● **TO BE DONE**
Below are records that hold pictures; write out only the lines from their start through the line with "ax.set_facecolor(bg)", exactly, and drop the pictures.

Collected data
'''

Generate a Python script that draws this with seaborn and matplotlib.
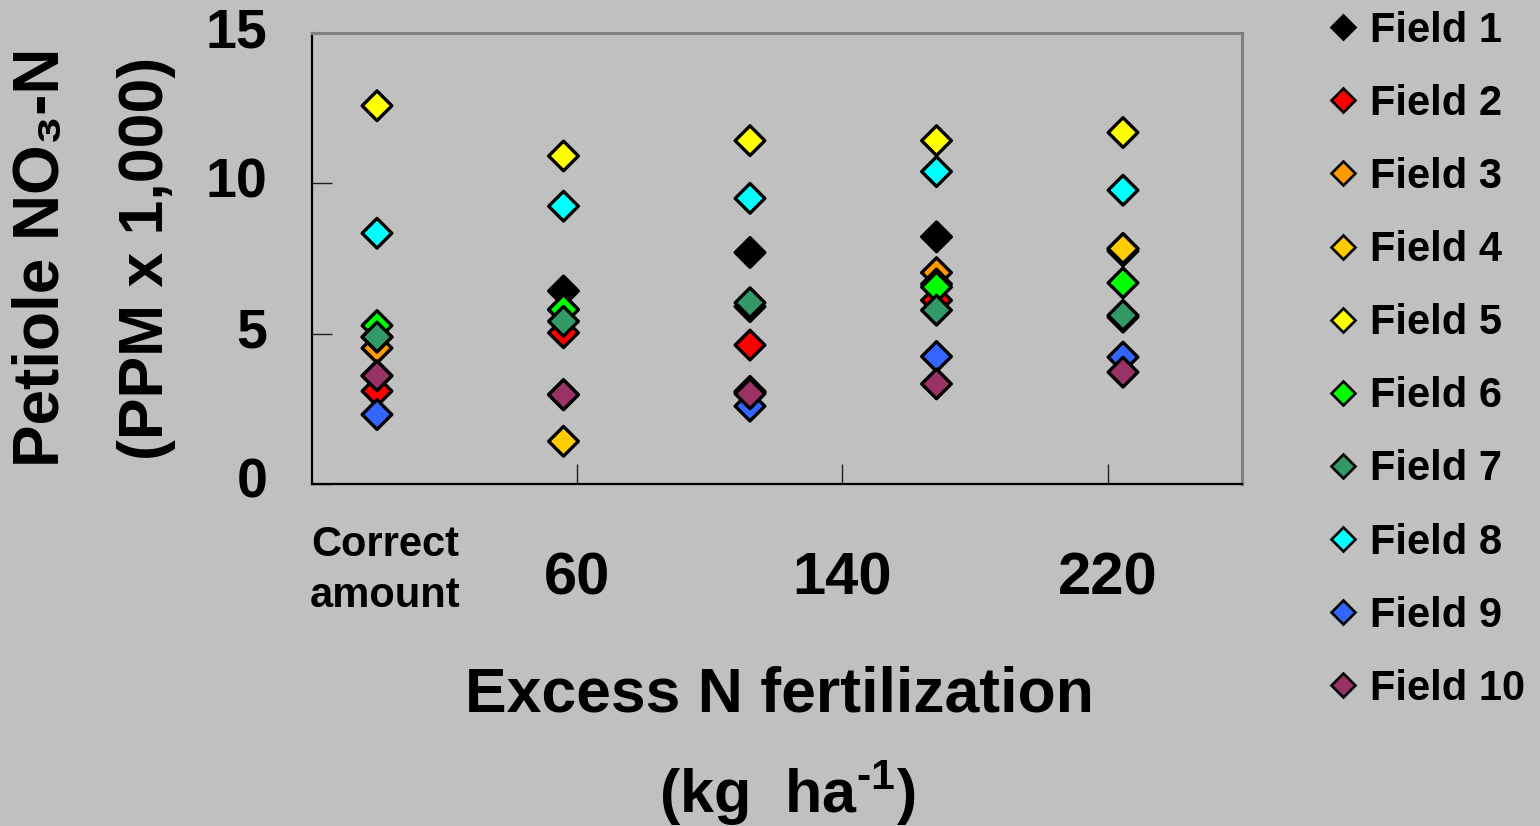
import numpy as np
import pandas as pd
import matplotlib
matplotlib.use("Agg")
import matplotlib.pyplot as plt
import seaborn as sns
from matplotlib.lines import Line2D
from matplotlib.transforms import blended_transform_factory

# ---------------- data ----------------
fields = ["Field 1", "Field 2", "Field 3", "Field 4", "Field 5",
          "Field 6", "Field 7", "Field 8", "Field 9", "Field 10"]
colors = ["#000000", "#FF0000", "#FF9900", "#FFCC00", "#FFFF00",
          "#00FF00", "#339966", "#00FFFF", "#3366FF", "#993366"]
groups = [0, 1, 2, 3, 4]  # sampling groups (point columns)

field1 = [3.60, 6.42, 7.70, 8.22, 7.75]
field2 = [3.09, 5.03, 4.62, 6.11, 5.55]
field3 = [4.52, 5.80, 3.08, 7.03, 7.83]
field4 = [4.89, 1.42, 3.05, 6.65, 7.83]
field5 = [12.58, 10.91, 11.42, 11.42, 11.69]
field6 = [5.27, 5.80, 5.90, 6.55, 6.69]
field7 = [4.89, 5.41, 6.03, 5.78, 5.61]
field8 = [8.34, 9.24, 9.50, 10.39, 9.77]
field9 = [2.31, 2.97, 2.59, 4.24, 4.22]
field10 = [3.60, 2.97, 3.00, 3.33, 3.72]
series = [field1, field2, field3, field4, field5,
          field6, field7, field8, field9, field10]

x_labels = ["Correct\namount", "60", "140", "220"]
x_label_pos = [0.043, 1.0724, 2.495, 3.92]
x_tick_marks = [1.0724, 2.495, 3.92]
y_ticks = [0, 5, 10, 15]

# ---------------- style ----------------
bg = "#C0C0C0"
sns.set_style("white", {"axes.facecolor": bg, "figure.facecolor": bg})
plt.rcParams["font.family"] = ["Liberation Sans", "DejaVu Sans"]
plt.rcParams["font.weight"] = "bold"
plt.rcParams["text.color"] = "black"
plt.rcParams["axes.labelcolor"] = "black"
plt.rcParams["xtick.color"] = "black"
plt.rcParams["ytick.color"] = "black"
plt.rcParams["mathtext.fontset"] = "custom"
plt.rcParams["mathtext.rm"] = "Liberation Sans:bold"
plt.rcParams["mathtext.bf"] = "Liberation Sans:bold"

rows = []
for name, vals in zip(fields, series):
    for g, v in zip(groups, vals):
        rows.append({"field": name, "group": g, "value": v})
df = pd.DataFrame(rows)

fig = plt.figure(figsize=(15.4, 8.26), dpi=100)
fig.patch.set_facecolor(bg)
ax = fig.add_axes([312 / 1540, 1 - 484 / 826, (1242 - 312) / 1540, (484 - 33) / 826])
ax.set_facecolor(bg)

sns.scatterplot(data=df, x="group", y="value", hue="field", hue_order=fields,
                palette=colors, marker="D", s=228, edgecolor="black",
                linewidth=2.4, legend=False, ax=ax, zorder=3)

ax.set_xlim(-0.3485, 4.638)
ax.set_ylim(0, 15)
ax.set_yticks(y_ticks)
ax.set_yticklabels([str(t) for t in y_ticks], fontsize=40, fontweight="bold", color="black")
for lab in ax.get_yticklabels():
    lab.set_va("center")
ax.tick_params(axis="y", which="major", left=True, direction="in", length=14.4,
               width=1.0, color="#202020", pad=32, labelcolor="black")
ax.set_xticks([])
ax.set_xticks(x_tick_marks, minor=True)
ax.tick_params(axis="x", which="minor", bottom=True, direction="in", length=14.4,
               width=1.0, color="#202020", labelbottom=False)
ax.set_xlabel("")
ax.set_ylabel("")

for side in ["left", "bottom"]:
    ax.spines[side].set_color("#000000")
    ax.spines[side].set_linewidth(1.6)
for side in ["top", "right"]:
    ax.spines[side].set_visible(True)
    ax.spines[side].set_color("#808080")
    ax.spines[side].set_linewidth(2.2)

# category labels under the axis
trans = blended_transform_factory(ax.transData, ax.transAxes)
for lab, pos in zip(x_labels, x_label_pos):
    if "\n" in lab:
        ax.text(pos, -0.091, lab, transform=trans, ha="center", va="top",
                fontsize=30, fontweight="bold", linespacing=1.35, color="black")
    else:
        ax.text(pos, -0.246, lab, transform=trans, ha="center", va="baseline",
                fontsize=43, fontweight="bold", color="black")

# axis titles
fig.text(779 / 1540, 1 - 712 / 826, "Excess N fertilization", ha="center",
         va="baseline", fontsize=45, fontweight="bold", color="black")
fig.text(787 / 1540, 1 - 813 / 826, r"(kg  ha$^{\text{-}\mathbf{1}}$)", ha="center",
         va="baseline", fontsize=44, fontweight="bold", color="black")
fig.text(42 / 1540, 1 - 257 / 826, "Petiole NO\u2083-N", rotation=90, ha="center",
         va="center", fontsize=46, fontweight="bold", color="black",
         family=["Liberation Sans", "DejaVu Sans"])
fig.text(147 / 1540, 1 - 258 / 826, "(PPM x 1,000)", rotation=90, ha="center",
         va="center", fontsize=45, fontweight="bold", color="black")

# legend
handles = [Line2D([], [], ls="", marker="D", markersize=12.4,
                  markerfacecolor=c, markeredgecolor="black", markeredgewidth=1.9)
           for c in colors]
leg = fig.legend(handles, fields, loc="upper left", bbox_to_anchor=(1328 / 1540, 0.987),
                 frameon=False, prop={"size": 30, "weight": "bold"}, handlelength=0.7,
                 handletextpad=0.3, labelspacing=0.795, borderpad=0, borderaxespad=0)
for t in leg.get_texts():
    t.set_color("black")

fig.savefig("out.png", dpi=100, facecolor=bg)
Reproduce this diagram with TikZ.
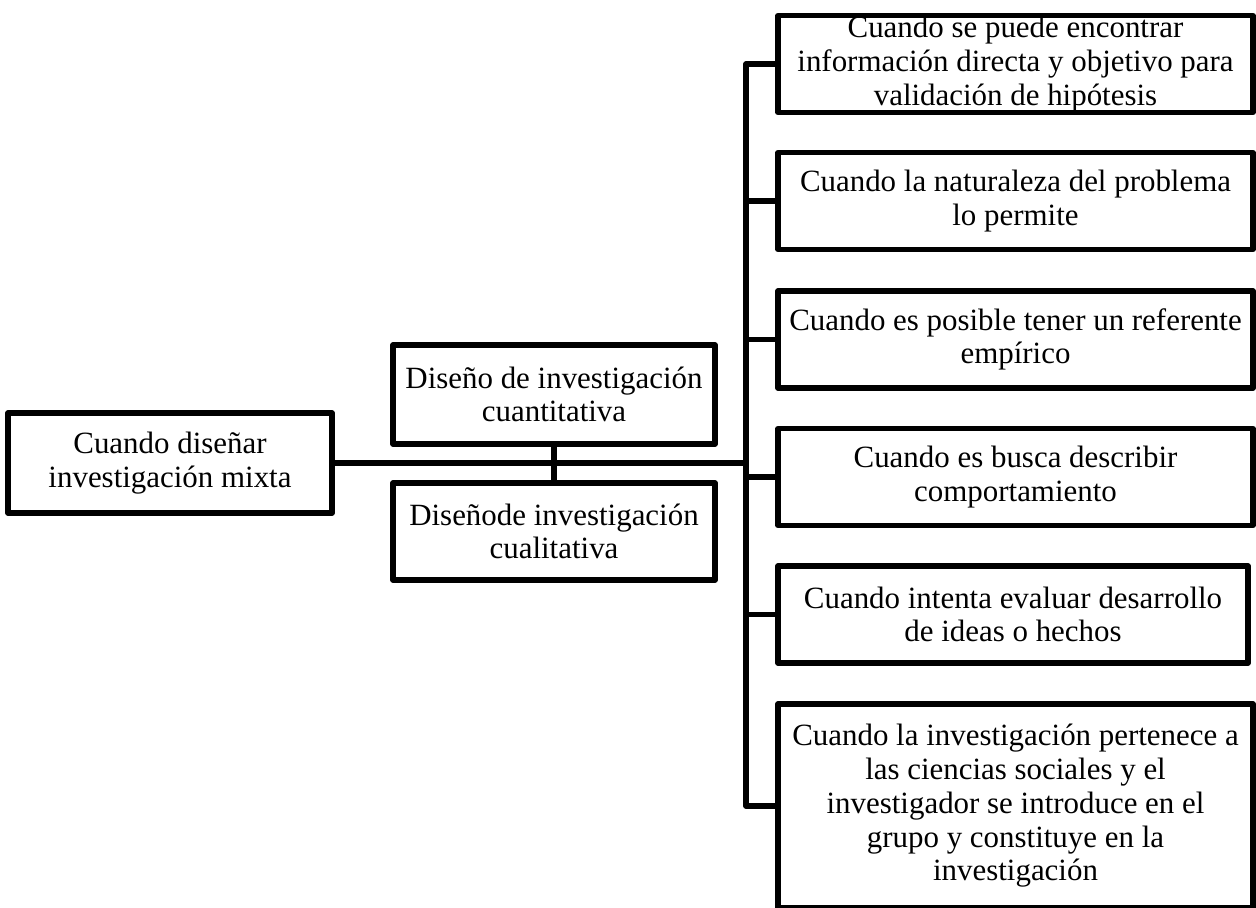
\documentclass[tikz,border=0pt]{standalone}
\usepackage{fontspec}
\setmainfont{Liberation Serif}
\begin{document}
\begin{tikzpicture}[x=0.02cm, y=-0.02cm, line width=3pt, line join=round, line cap=round,
	font=\fontsize{17.6}{19.2}\selectfont,
	caja/.style={draw, rectangle, inner sep=0pt, align=center, minimum height=1.94cm}]
	\useasboundingbox (0,0) rectangle (1256,907);

	\node[caja, minimum width=6.48cm, minimum height=2cm] (mixta) at (170,463) {Cuando diseñar\\investigación mixta};
	\node[caja, minimum width=6.44cm, minimum height=1.98cm] (cuanti) at (554,394.5) {Diseño de investigación\\cuantitativa};
	\node[caja, minimum width=6.44cm] (cuali) at (554,531.5) {Diseñode investigación\\cualitativa};

	\path (746,463) coordinate (T);

	\foreach \n/\x/\y/\w/\t in {
		1/1015.5/64/9.5/{Cuando se puede encontrar\\información directa y objetivo para\\validación de hipótesis},
		2/1015.5/201/9.5/{Cuando la naturaleza del problema\\lo permite},
		3/1015.5/339.5/9.5/{Cuando es posible tener un referente\\empírico},
		4/1015.5/477/9.5/{Cuando es busca describir\\comportamiento},
		5/1013/614.5/9.4/{Cuando intenta evaluar desarrollo\\de ideas o hechos}}
	\node[caja, minimum width=\w cm] (r\n) at (\x,\y) {\t};
	\node[caja, minimum width=9.5cm, minimum height=4.08cm] (r6) at (1015.5,806)
		{Cuando la investigación pertenece a\\las ciencias sociales y el\\investigador se introduce en el\\grupo y constituye en la\\investigación};

	\draw (mixta) -- (T) (cuanti) -- (cuali);
	\draw (r1.west) -| (T) |- (r6.west);
	\foreach \n in {2,...,5}
	\draw (r\n.west) -- (r\n.west -| T);
\end{tikzpicture}
\end{document}
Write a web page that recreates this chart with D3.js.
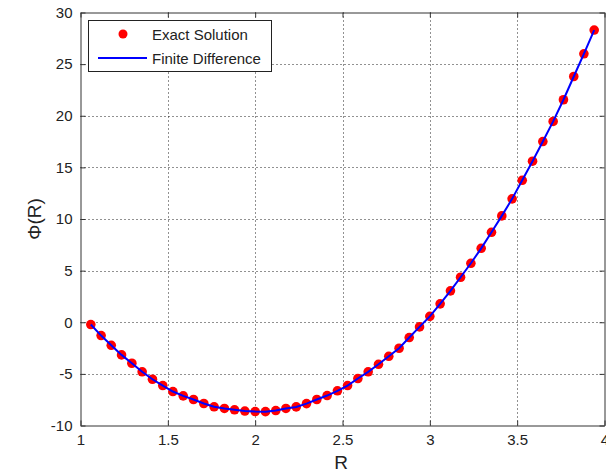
<!DOCTYPE html>
<html>
<head>
<meta charset="utf-8">
<title>Exact Solution vs Finite Difference</title>
<script src="https://d3js.org/d3.v7.min.js"></script>
<style>
  body { margin: 0; background: #fff; }
  text { font-family: "Liberation Sans", Arial, sans-serif; fill: #222; }
</style>
</head>
<body>
<svg id="chart" width="606" height="474"></svg>
<script>
// grid points R (interior nodes)
var rValues = [1.059, 1.118, 1.176, 1.235, 1.294, 1.353, 1.412, 1.471, 1.529, 1.588,
               1.647, 1.706, 1.765, 1.824, 1.882, 1.941, 2.000, 2.059, 2.118, 2.176,
               2.235, 2.294, 2.353, 2.412, 2.471, 2.529, 2.588, 2.647, 2.706, 2.765,
               2.824, 2.882, 2.941, 3.000, 3.059, 3.118, 3.176, 3.235, 3.294, 3.353,
               3.412, 3.471, 3.529, 3.588, 3.647, 3.706, 3.765, 3.824, 3.882, 3.941];

// exact solution (red dots)
var exactValues = [-0.22, -1.29, -2.23, -3.16, -3.97, -4.80, -5.52, -6.13, -6.71, -7.13,
                   -7.48, -7.87, -8.19, -8.35, -8.48, -8.60, -8.65, -8.66, -8.55, -8.35,
                   -8.20, -7.88, -7.48, -7.10, -6.64, -6.13, -5.45, -4.80, -4.07, -3.30,
                   -2.52, -1.48, -0.45, 0.57, 1.78, 3.04, 4.36, 5.71, 7.16, 8.71,
                   10.30, 11.95, 13.75, 15.60, 17.50, 19.45, 21.55, 23.80, 26.00, 28.30];

// finite difference (blue line)
var fdValues = [-0.22, -1.29, -2.23, -3.16, -3.97, -4.80, -5.52, -6.13, -6.71, -7.13,
                -7.48, -7.87, -8.19, -8.35, -8.48, -8.60, -8.65, -8.66, -8.55, -8.35,
                -8.20, -7.88, -7.48, -7.10, -6.64, -6.13, -5.45, -4.80, -4.07, -3.30,
                -2.52, -1.48, -0.45, 0.57, 1.78, 3.04, 4.36, 5.71, 7.16, 8.71,
                10.30, 11.95, 13.75, 15.60, 17.50, 19.45, 21.55, 23.80, 26.00, 28.30];

var xTicks = [1, 1.5, 2, 2.5, 3, 3.5, 4];
var yTicks = [-10, -5, 0, 5, 10, 15, 20, 25, 30];
var legendLabels = ["Exact Solution", "Finite Difference"];

var svg = d3.select("#chart");
// plot box (named to avoid clashing with window.top)
var pL = 80.5, pR = 604.5, pT = 12.5, pB = 425.5;

var x = d3.scaleLinear().domain([1, 4]).range([pL, pR]);
var y = d3.scaleLinear().domain([-10, 30]).range([pB, pT]);

// grid lines (dotted)
svg.append("g").selectAll("line").data(xTicks.slice(1, -1)).enter().append("line")
  .attr("x1", function(d) { return Math.round(x(d)) + 0.5; })
  .attr("x2", function(d) { return Math.round(x(d)) + 0.5; })
  .attr("y1", pT).attr("y2", pB)
  .attr("stroke", "#222").attr("stroke-width", 1).attr("stroke-dasharray", "1,3");

svg.append("g").selectAll("line").data(yTicks.slice(1, -1)).enter().append("line")
  .attr("y1", function(d) { return Math.round(y(d)) + 0.5; })
  .attr("y2", function(d) { return Math.round(y(d)) + 0.5; })
  .attr("x1", pL).attr("x2", pR)
  .attr("stroke", "#222").attr("stroke-width", 1).attr("stroke-dasharray", "1,3");

// plain hyphen minus, like the original figure
var plain = function(d) { return String(d); };

// axes (inward ticks on all sides, like a boxed plot)
var xAxisB = d3.axisBottom(x).tickValues(xTicks).tickSizeInner(-5).tickSizeOuter(0).tickPadding(9)
  .tickFormat(plain);
var xAxisT = d3.axisTop(x).tickValues(xTicks).tickSizeInner(-5).tickSizeOuter(0).tickFormat("");
var yAxisL = d3.axisLeft(y).tickValues(yTicks).tickSizeInner(-5).tickSizeOuter(0).tickPadding(8)
  .tickFormat(plain);
var yAxisR = d3.axisRight(y).tickValues(yTicks).tickSizeInner(-5).tickSizeOuter(0).tickFormat("");

function styleAxis(g) {
  g.select(".domain").attr("stroke", "#333");
  g.selectAll(".tick line").attr("stroke", "#333");
  g.selectAll("text").attr("fill", "#222").style("font-size", "15px")
   .style("font-family", "'Liberation Sans', Arial, sans-serif");
}

svg.append("g").attr("transform", "translate(0," + pB + ")").call(xAxisB).call(styleAxis);
svg.append("g").attr("transform", "translate(0," + pT + ")").call(xAxisT).call(styleAxis);
svg.append("g").attr("transform", "translate(" + pL + ",0)").call(yAxisL).call(styleAxis);
svg.append("g").attr("transform", "translate(" + pR + ",0)").call(yAxisR).call(styleAxis);

// axis labels
svg.append("text").attr("x", 341).attr("y", 469).attr("text-anchor", "middle")
  .style("font-size", "19px").text("R");
svg.append("text").attr("transform", "translate(41,219) rotate(-90)").attr("text-anchor", "middle")
  .style("font-size", "19px").text("Φ(R)");

// data
var points = rValues.map(function(r, i) { return { r: r, exact: exactValues[i], fd: fdValues[i] }; });

svg.append("g").selectAll("circle").data(points).enter().append("circle")
  .attr("cx", function(d) { return x(d.r); })
  .attr("cy", function(d) { return y(d.exact); })
  .attr("r", 4.8)
  .attr("fill", "#ff0000");

var line = d3.line()
  .x(function(d) { return x(d.r); })
  .y(function(d) { return y(d.fd); });

svg.append("path").datum(points)
  .attr("d", line)
  .attr("fill", "none")
  .attr("stroke", "#0000ff")
  .attr("stroke-width", 2);

// legend
var legend = svg.append("g");
legend.append("rect").attr("x", 88.5).attr("y", 20.5).attr("width", 183).attr("height", 51)
  .attr("fill", "#fff").attr("stroke", "#222");
legend.append("circle").attr("cx", 123).attr("cy", 34).attr("r", 4.5).attr("fill", "#ff0000");
legend.append("line").attr("x1", 98).attr("x2", 147).attr("y1", 58).attr("y2", 58)
  .attr("stroke", "#0000ff").attr("stroke-width", 2);
legend.selectAll("text.lab").data(legendLabels).enter().append("text")
  .attr("class", "lab")
  .attr("x", 152)
  .attr("y", function(d, i) { return 39.5 + i * 24; })
  .style("font-size", "15px")
  .text(function(d) { return d; });
</script>
</body>
</html>
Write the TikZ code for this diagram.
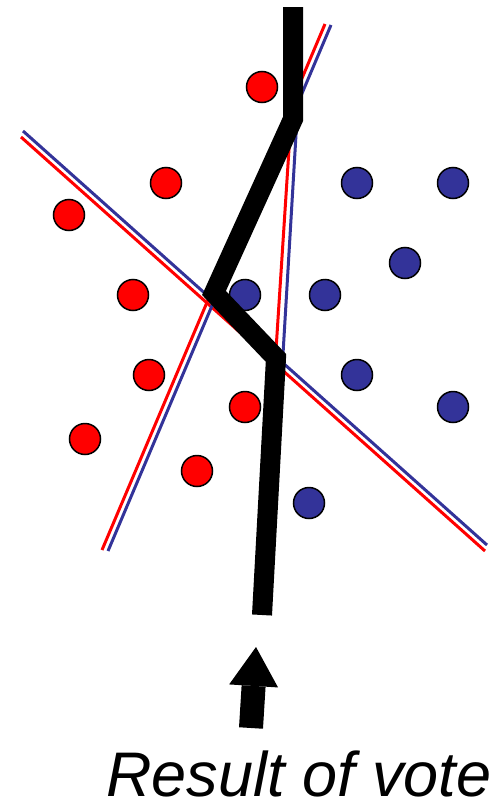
\documentclass[tikz,border=0pt]{standalone}
\usepackage{fontspec}
\setmainfont{Liberation Sans}
\usetikzlibrary{arrows.meta}
\definecolor{vblue}{RGB}{51,51,153}
\begin{document}
\begin{tikzpicture}[x=1pt,y=-1pt,
  dot/.style={circle,draw=black,line width=1.5pt,minimum size=31pt,inner sep=0pt},
  rdot/.style={dot,fill=red},
  bdot/.style={dot,fill=vblue},
  rln/.style={draw=red,line width=3pt},
  bln/.style={draw=vblue,line width=3pt},
  voteln/.style={draw=black,line width=20pt,line join=miter},
  votearr/.style={draw=black,line width=24pt,-{Triangle[length=39pt,width=49pt,line width=0pt]}}]
  \useasboundingbox (0,0) rectangle (500,803);
  % single classifiers, each drawn twice
  \draw[rln] (21,137) -- (485,551);
  \draw[bln] (23,131) -- (487,545);
  \draw[rln] (102,550) -- (325,24);
  \draw[bln] (108,551) -- (331,25);
  \draw[rln] (291,118) -- (276,350);
  \draw[bln] (297,118) -- (283,354);
  % samples
  \foreach \x/\y [count=\i] in {262/87,166/183,69/215,133/295,149/375,245/407,85/439,197/471}
    \node[rdot] (r\i) at (\x,\y) {};
  \foreach \x/\y [count=\i] in {357/183,453/183,405/263,245/295,325/295,357/375,453/407,309/503}
    \node[bdot] (b\i) at (\x,\y) {};
  % boundary after the vote
  \coordinate (v0) at (293,7);
  \coordinate (v1) at (293,119);
  \coordinate (v2) at (214,293);
  \coordinate (v3) at (276,358);
  \coordinate (v4) at (262,615);
  \draw[voteln] (v0) -- (v1) -- (v2) -- (v3) -- (v4);
  \node[font=\itshape\fontsize{63}{63}\selectfont,anchor=base west,inner sep=0pt] (lbl) at (106,796) {Result of vote};
  \coordinate (tail) at (251,728);
  \coordinate (tip) at (256,647);
  \draw[votearr] (tail) -- (tip);
\end{tikzpicture}
\end{document}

'''

● **RESPONSE FOR THIS EXERCISE**
Generate a Python script that draws this with seaborn and matplotlib.
import numpy as np
import pandas as pd
import matplotlib
matplotlib.use("Agg")
import matplotlib.pyplot as plt
import seaborn as sns
from matplotlib.lines import Line2D
from matplotlib.transforms import blended_transform_factory

# ---------------- data ----------------
fields = ["Field 1", "Field 2", "Field 3", "Field 4", "Field 5",
          "Field 6", "Field 7", "Field 8", "Field 9", "Field 10"]
colors = ["#000000", "#FF0000", "#FF9900", "#FFCC00", "#FFFF00",
          "#00FF00", "#339966", "#00FFFF", "#3366FF", "#993366"]
groups = [0, 1, 2, 3, 4]  # sampling groups (point columns)

field1 = [3.60, 6.42, 7.70, 8.22, 7.75]
field2 = [3.09, 5.03, 4.62, 6.11, 5.55]
field3 = [4.52, 5.80, 3.08, 7.03, 7.83]
field4 = [4.89, 1.42, 3.05, 6.65, 7.83]
field5 = [12.58, 10.91, 11.42, 11.42, 11.69]
field6 = [5.27, 5.80, 5.90, 6.55, 6.69]
field7 = [4.89, 5.41, 6.03, 5.78, 5.61]
field8 = [8.34, 9.24, 9.50, 10.39, 9.77]
field9 = [2.31, 2.97, 2.59, 4.24, 4.22]
field10 = [3.60, 2.97, 3.00, 3.33, 3.72]
series = [field1, field2, field3, field4, field5,
          field6, field7, field8, field9, field10]

x_labels = ["Correct\namount", "60", "140", "220"]
x_label_pos = [0.043, 1.0724, 2.495, 3.92]
x_tick_marks = [1.0724, 2.495, 3.92]
y_ticks = [0, 5, 10, 15]

# ---------------- style ----------------
bg = "#C0C0C0"
sns.set_style("white", {"axes.facecolor": bg, "figure.facecolor": bg})
plt.rcParams["font.family"] = ["Liberation Sans", "DejaVu Sans"]
plt.rcParams["font.weight"] = "bold"
plt.rcParams["text.color"] = "black"
plt.rcParams["axes.labelcolor"] = "black"
plt.rcParams["xtick.color"] = "black"
plt.rcParams["ytick.color"] = "black"
plt.rcParams["mathtext.fontset"] = "custom"
plt.rcParams["mathtext.rm"] = "Liberation Sans:bold"
plt.rcParams["mathtext.bf"] = "Liberation Sans:bold"

rows = []
for name, vals in zip(fields, series):
    for g, v in zip(groups, vals):
        rows.append({"field": name, "group": g, "value": v})
df = pd.DataFrame(rows)

fig = plt.figure(figsize=(15.4, 8.26), dpi=100)
fig.patch.set_facecolor(bg)
ax = fig.add_axes([312 / 1540, 1 - 484 / 826, (1242 - 312) / 1540, (484 - 33) / 826])
ax.set_facecolor(bg)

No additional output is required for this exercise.